'Agent defocusing' revisited
Passive and impersonal constructions in some European languages
This article presents some descriptive generalisations about the distribution of passive and impersonal constructions in five European languages (Italian, Spanish, Polish, Danish, and Modern Greek). The constructions analysed include (but are not limited to) passive/impersonal constructions in which a reflexive marker is used (Italian, Spanish, and Polish), or in which there is a bound morpheme historically connected to the reflexive pronoun (Danish); so-called impersonal passives, i.e. constructions in which there is an unequivocal formal relationship of the predicate with passive morphology, but either there is no patient, or the patient is marked in the same way in which it is marked in the active sentence (e.g., the -no/-to construction in Polish, the impersonal passive in Danish); man-clauses, i.e. impersonal active clauses having some general noun (“man”, “people”, etc.) as subject (Danish). The corpus consists of Umberto Eco’s novel Il nome della rosa, and its Danish, Modern Greek, Polish, and Spanish translations.

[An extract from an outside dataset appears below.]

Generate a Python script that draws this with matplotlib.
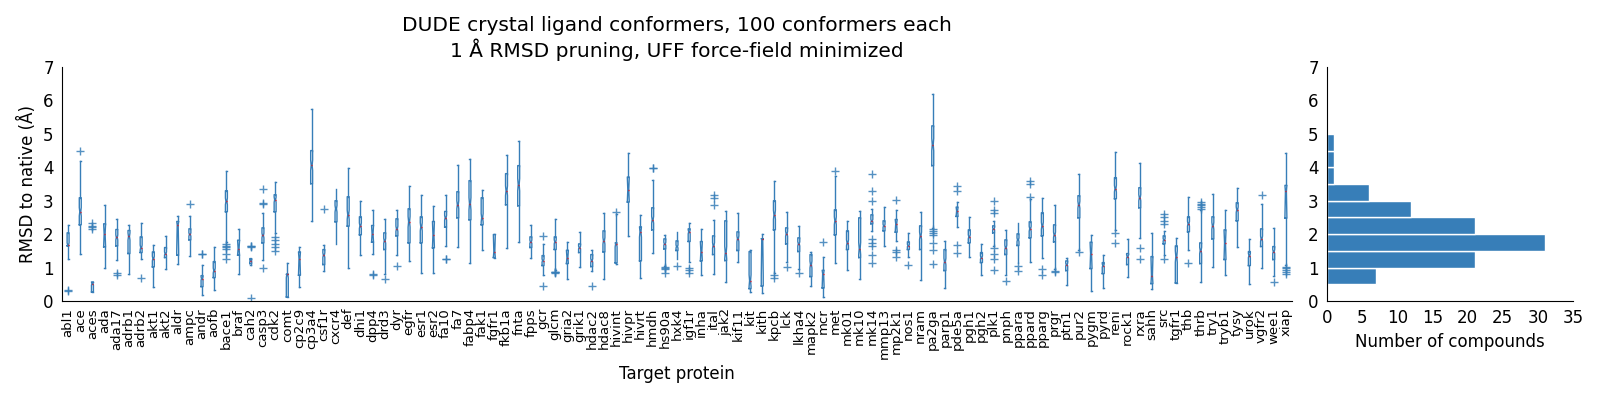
import numpy as np
import matplotlib
matplotlib.use("Agg")
import matplotlib.pyplot as plt

targets = ["abl1", "ace", "aces", "ada", "ada17", "adrb1", "adrb2", "akt1", "akt2", "aldr",
           "ampc", "andr", "aofb", "bace1", "braf", "cah2", "casp3", "cdk2", "comt", "cp2c9",
           "cp3a4", "csf1r", "cxcr4", "def", "dhi1", "dpp4", "drd3", "dyr", "egfr", "esr1",
           "esr2", "fa10", "fa7", "fabp4", "fak1", "fgfr1", "fkb1a", "fnta", "fpps", "gcr",
           "glcm", "gria2", "grik1", "hdac2", "hdac8", "hivint", "hivpr", "hivrt", "hmdh", "hs90a",
           "hxk4", "igf1r", "inha", "ital", "jak2", "kif11", "kit", "kith", "kpcb", "lck",
           "lkha4", "mapk2", "mcr", "met", "mk01", "mk10", "mk14", "mmp13", "mp2k1", "nos1",
           "nram", "pa2ga", "parp1", "pde5a", "pgh1", "pgh2", "plk1", "pnph", "ppara", "ppard",
           "pparg", "prgr", "ptn1", "pur2", "pygm", "pyrd", "reni", "rock1", "rxra", "sahh",
           "src", "tgfr1", "thb", "thrb", "try1", "tryb1", "tysy", "urok", "vgfr2", "wee1", "xiap"]

whislo = [1.27, 1.42, 0.27, 1.00, 1.22, 0.82, 1.25, 0.42, 0.97, 1.12,
          1.35, 0.17, 0.32, 1.76, 0.82, 1.07, 1.22, 2.04, 0.12, 0.42,
          2.39, 0.90, 1.70, 1.00, 1.39, 1.42, 0.82, 1.39, 1.21, 0.85,
          0.85, 1.66, 1.63, 1.15, 1.54, 1.28, 1.60, 1.77, 1.30, 0.79,
          0.92, 0.67, 1.03, 0.90, 0.67, 1.10, 1.95, 0.70, 1.45, 1.05,
          1.27, 1.18, 0.77, 0.80, 0.58, 1.18, 0.27, 0.25, 0.85, 1.18,
          0.97, 0.45, 0.13, 1.15, 0.94, 0.65, 2.10, 1.66, 1.80, 1.33,
          0.64, 2.18, 0.40, 2.22, 1.33, 0.79, 1.66, 0.79, 1.15, 1.17,
          1.30, 0.95, 0.49, 1.54, 0.31, 0.40, 2.13, 0.73, 1.89, 0.37,
          1.39, 0.54, 1.53, 0.57, 1.03, 0.79, 1.63, 0.52, 1.00, 0.75, 1.08]
q1 = [1.65, 2.28, 0.27, 1.62, 1.65, 1.42, 1.45, 1.02, 1.30, 1.37,
      1.83, 0.43, 0.70, 2.67, 1.37, 1.12, 1.74, 2.67, 0.12, 0.77,
      3.51, 1.09, 2.37, 2.24, 1.98, 1.76, 1.54, 1.95, 1.74, 1.74,
      1.59, 2.21, 2.49, 2.43, 2.28, 1.30, 2.88, 2.85, 1.60, 1.06,
      1.54, 1.12, 1.45, 1.03, 1.47, 1.14, 2.96, 1.20, 2.13, 1.56,
      1.51, 1.78, 1.20, 1.39, 1.21, 1.51, 0.37, 0.45, 2.13, 1.71,
      1.48, 0.73, 0.39, 1.98, 1.54, 1.30, 2.31, 2.10, 2.06, 1.54,
      1.54, 4.05, 0.91, 2.53, 1.74, 1.15, 2.04, 1.39, 1.66, 1.89,
      1.95, 1.77, 0.91, 2.49, 0.97, 0.82, 3.06, 1.09, 2.79, 0.52,
      1.71, 0.54, 2.07, 1.12, 1.86, 1.24, 2.40, 1.06, 1.63, 1.24, 2.48]
med = [1.68, 2.67, 0.52, 2.01, 1.90, 1.93, 1.60, 1.27, 1.42, 2.28,
       1.99, 0.67, 0.91, 2.98, 1.57, 1.20, 1.96, 3.03, 0.80, 1.27,
       4.06, 1.37, 2.76, 2.58, 2.25, 2.01, 1.80, 2.16, 2.37, 2.22,
       1.98, 2.49, 2.88, 2.91, 2.49, 1.48, 3.30, 3.48, 1.77, 1.21,
       1.77, 1.30, 1.60, 1.21, 1.80, 1.71, 3.33, 2.07, 2.43, 1.71,
       1.63, 2.07, 1.48, 1.66, 1.45, 1.86, 0.61, 1.86, 2.58, 2.01,
       1.71, 1.09, 0.82, 2.40, 1.74, 1.57, 2.40, 2.25, 2.31, 1.66,
       1.95, 4.68, 1.18, 2.70, 1.92, 1.30, 2.16, 1.60, 1.83, 2.16,
       2.25, 1.98, 1.09, 2.88, 1.42, 1.06, 3.36, 1.33, 3.09, 0.76,
       1.83, 1.33, 2.31, 1.51, 2.25, 1.74, 2.73, 1.36, 1.86, 1.48, 3.28]
q3 = [2.04, 3.09, 0.57, 2.31, 2.14, 2.11, 1.92, 1.47, 1.60, 2.38,
      2.16, 0.76, 1.18, 3.30, 1.82, 1.27, 2.19, 3.18, 0.80, 1.47,
      4.50, 1.54, 3.00, 3.12, 2.52, 2.26, 2.04, 2.46, 2.76, 2.52,
      2.38, 2.68, 3.27, 3.60, 3.09, 1.99, 3.81, 4.05, 1.92, 1.36,
      1.92, 1.52, 1.71, 1.39, 2.10, 1.74, 3.71, 2.22, 2.79, 1.86,
      1.80, 2.16, 1.78, 1.95, 2.40, 2.07, 1.48, 1.86, 3.00, 2.19,
      1.89, 1.39, 0.92, 2.73, 2.10, 2.49, 2.58, 2.40, 2.44, 1.77,
      2.25, 5.24, 1.54, 2.81, 2.13, 1.45, 2.25, 1.83, 2.01, 2.37,
      2.64, 2.28, 1.20, 3.15, 1.76, 1.15, 3.69, 1.42, 3.39, 1.33,
      1.95, 1.65, 2.52, 1.74, 2.52, 2.13, 2.94, 1.48, 2.16, 1.63, 3.46]
whishi = [2.28, 4.20, 0.57, 2.88, 2.46, 2.28, 2.34, 1.68, 1.95, 2.55,
          2.55, 1.09, 1.63, 3.89, 2.14, 1.27, 2.64, 3.56, 1.15, 1.63,
          5.73, 1.69, 3.36, 3.99, 3.00, 2.73, 2.46, 2.73, 3.45, 3.18,
          2.85, 3.18, 4.08, 4.26, 3.33, 2.01, 4.38, 4.80, 2.28, 1.71,
          2.46, 1.77, 2.07, 1.54, 2.64, 2.60, 4.44, 2.58, 3.63, 1.98,
          2.07, 2.34, 2.16, 2.43, 2.70, 2.64, 1.54, 2.01, 3.60, 2.67,
          2.25, 1.47, 1.33, 3.75, 2.40, 2.69, 2.75, 2.82, 2.73, 2.04,
          2.67, 6.20, 1.80, 2.97, 2.52, 1.71, 2.40, 2.13, 2.34, 3.06,
          3.09, 2.88, 1.30, 3.81, 1.98, 1.39, 4.47, 1.86, 4.14, 2.04,
          2.09, 1.89, 3.12, 2.71, 3.21, 2.73, 3.39, 1.86, 2.91, 2.19, 4.44]
fliers = {
    "abl1": [0.32, 0.30], "ace": [4.49], "aces": [2.32, 2.25, 2.20, 2.15],
    "ada17": [0.85, 0.78], "adrb2": [0.69], "ampc": [2.90], "andr": [1.41, 1.40],
    "bace1": [1.70, 1.65, 1.61, 1.57, 1.42, 1.27], "cah2": [1.66, 1.64, 1.62, 0.09],
    "casp3": [3.36, 2.93, 2.90, 1.00], "cdk2": [1.91, 1.83, 1.72, 1.62, 1.49],
    "csf1r": [2.76], "dpp4": [0.82, 0.77], "drd3": [0.65], "dyr": [1.04],
    "fa10": [1.27, 1.25], "gcr": [1.95, 0.44], "glcm": [0.88, 0.87, 0.86, 0.85],
    "hdac2": [0.44], "hivint": [2.66], "hmdh": [3.99, 3.97],
    "hs90a": [1.01, 0.98, 0.95, 0.85], "hxk4": [1.04], "igf1r": [1.00, 0.92, 0.85],
    "ital": [3.16, 3.09, 2.86], "kpcb": [0.79, 0.69], "lck": [1.03], "lkha4": [0.85],
    "mcr": [1.76], "met": [3.90], "mk14": [3.80, 3.30, 3.00, 1.86, 1.74, 1.64, 1.38, 1.14],
    "mp2k1": [3.03, 1.54, 1.47, 1.32], "nos1": [1.09],
    "pa2ga": [2.14, 2.08, 2.02, 1.96, 1.74, 1.54, 1.12], "pde5a": [3.45, 3.30, 1.68, 1.45],
    "plk1": [3.00, 2.73, 2.64, 1.60, 1.42, 1.27, 0.92], "pnph": [0.60],
    "ppara": [1.06, 0.91], "ppard": [3.60, 3.50, 3.10], "pparg": [0.97, 0.79],
    "prgr": [0.90, 0.88], "pur2": [1.47], "reni": [2.04, 1.74], "rxra": [1.60, 1.26],
    "src": [2.60, 2.51, 2.38, 2.31, 1.27], "thb": [1.15],
    "thrb": [2.96, 2.91, 2.86, 2.81, 2.76], "vgfr2": [3.16], "wee1": [0.58],
    "xiap": [1.02, 0.98, 0.93, 0.86, 0.80],
}
# targets with few conformers left after pruning -> notches fill the whole box
few_conformers = ["ada", "aldr", "braf", "cp2c9", "dpp4", "esr2", "fgfr1", "gria2", "hivpr",
                  "inha", "kith", "mcr", "mp2k1", "pde5a", "pygm", "sahh", "tryb1", "xiap"]

# histogram of per-target median RMSD
hist_edges = [0.5, 1.0, 1.5, 2.0, 2.5, 3.0, 3.5, 4.0, 4.5, 5.0]
hist_counts = [7, 21, 31, 21, 12, 6, 1, 1, 1]

blue = "#377eb8"

stats = []
for i, t in enumerate(targets):
    n = 4 if t in few_conformers else 100
    iqr = q3[i] - q1[i]
    stats.append(dict(label=t, med=med[i], q1=q1[i], q3=q3[i],
                      whislo=whislo[i], whishi=whishi[i],
                      fliers=fliers.get(t, []),
                      cilo=max(q1[i], med[i] - 1.57 * iqr / np.sqrt(n)),
                      cihi=min(q3[i], med[i] + 1.57 * iqr / np.sqrt(n))))

fig = plt.figure(figsize=(16, 4), dpi=100)
ax = fig.add_axes([0.03875, 0.2475, 0.76875, 0.585])
pos = np.arange(1, len(targets) + 1)
ax.bxp(stats, positions=pos, widths=0.16, shownotches=True,
       boxprops=dict(color=blue, linewidth=1.0),
       whiskerprops=dict(color=blue, linewidth=1.0, linestyle="-"),
       capprops=dict(color=blue, linewidth=1.0),
       medianprops=dict(color="red", linewidth=1.0),
       flierprops=dict(marker="+", markeredgecolor=blue, markersize=6,
                       markeredgewidth=1.0, alpha=0.85, linestyle="none"))
ax.set_xlim(0.5, len(targets) + 0.5)
ax.set_ylim(0, 7)
ax.set_xticks(pos)
ax.set_xticklabels(targets, rotation=90, fontsize=9.5)
ax.set_yticks(range(8))
ax.tick_params(axis="y", labelsize=12, length=0, pad=6)
ax.tick_params(axis="x", length=0, pad=5)
ax.set_ylabel("RMSD to native (Å)", fontsize=12)
ax.set_xlabel("Target protein", fontsize=12)
ax.set_title("DUDE crystal ligand conformers, 100 conformers each\n"
             "1 Å RMSD pruning, UFF force-field minimized", fontsize=14.5, pad=7)
for s in ["top", "right"]:
    ax.spines[s].set_visible(False)

ax2 = fig.add_axes([0.8294, 0.2475, 0.15375, 0.585])
ax2.barh(hist_edges[:-1], hist_counts, height=0.5, align="edge",
         color=blue, edgecolor="white", linewidth=1.0)
ax2.set_ylim(0, 7)
ax2.set_xlim(0, 35)
ax2.set_yticks(range(8))
ax2.set_xticks(range(0, 36, 5))
ax2.tick_params(labelsize=12, length=0, pad=6)
ax2.set_xlabel("Number of compounds", fontsize=12)
for s in ["top", "right"]:
    ax2.spines[s].set_visible(False)

fig.savefig("out.png", dpi=100)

Much in the spirit of Myhill (1997), it is argued that the distribution of these constructions in texts is sensitive to the distinction between different types of agent defocusing: there are some discourse conditions under which a given construction is preferred to others, and this can only be captured through a careful inspection of texts. Three basic situation types are identified which are systematically associated with certain modes of expression in each of the five languages of the sample: these are configurations of prototypical semantic features and discourse conditions concerning the agent, the patient (if present), and the nature of the event. The statistical significance of the correlation between situation types and construction types is carefully evaluated, and the results are encouraging: in each of the languages of the sample there is a consistent division of labour among passive and impersonal constructions. This allows us to conclude that the facts surveyed are hardly accidental, and to advance some descriptive generalisations, of both a formal and a functional nature. It is suggested that there is a functional cline of agent defocusing ranging from those cases in which the agent is easily recoverable from the context to those in which it cannot be identified but generally. This cline is correlated with a syntactic gradient of patient and agent coding, although the goal of finding perfect correlations between function and form in the realm of discourse is to be abandoned.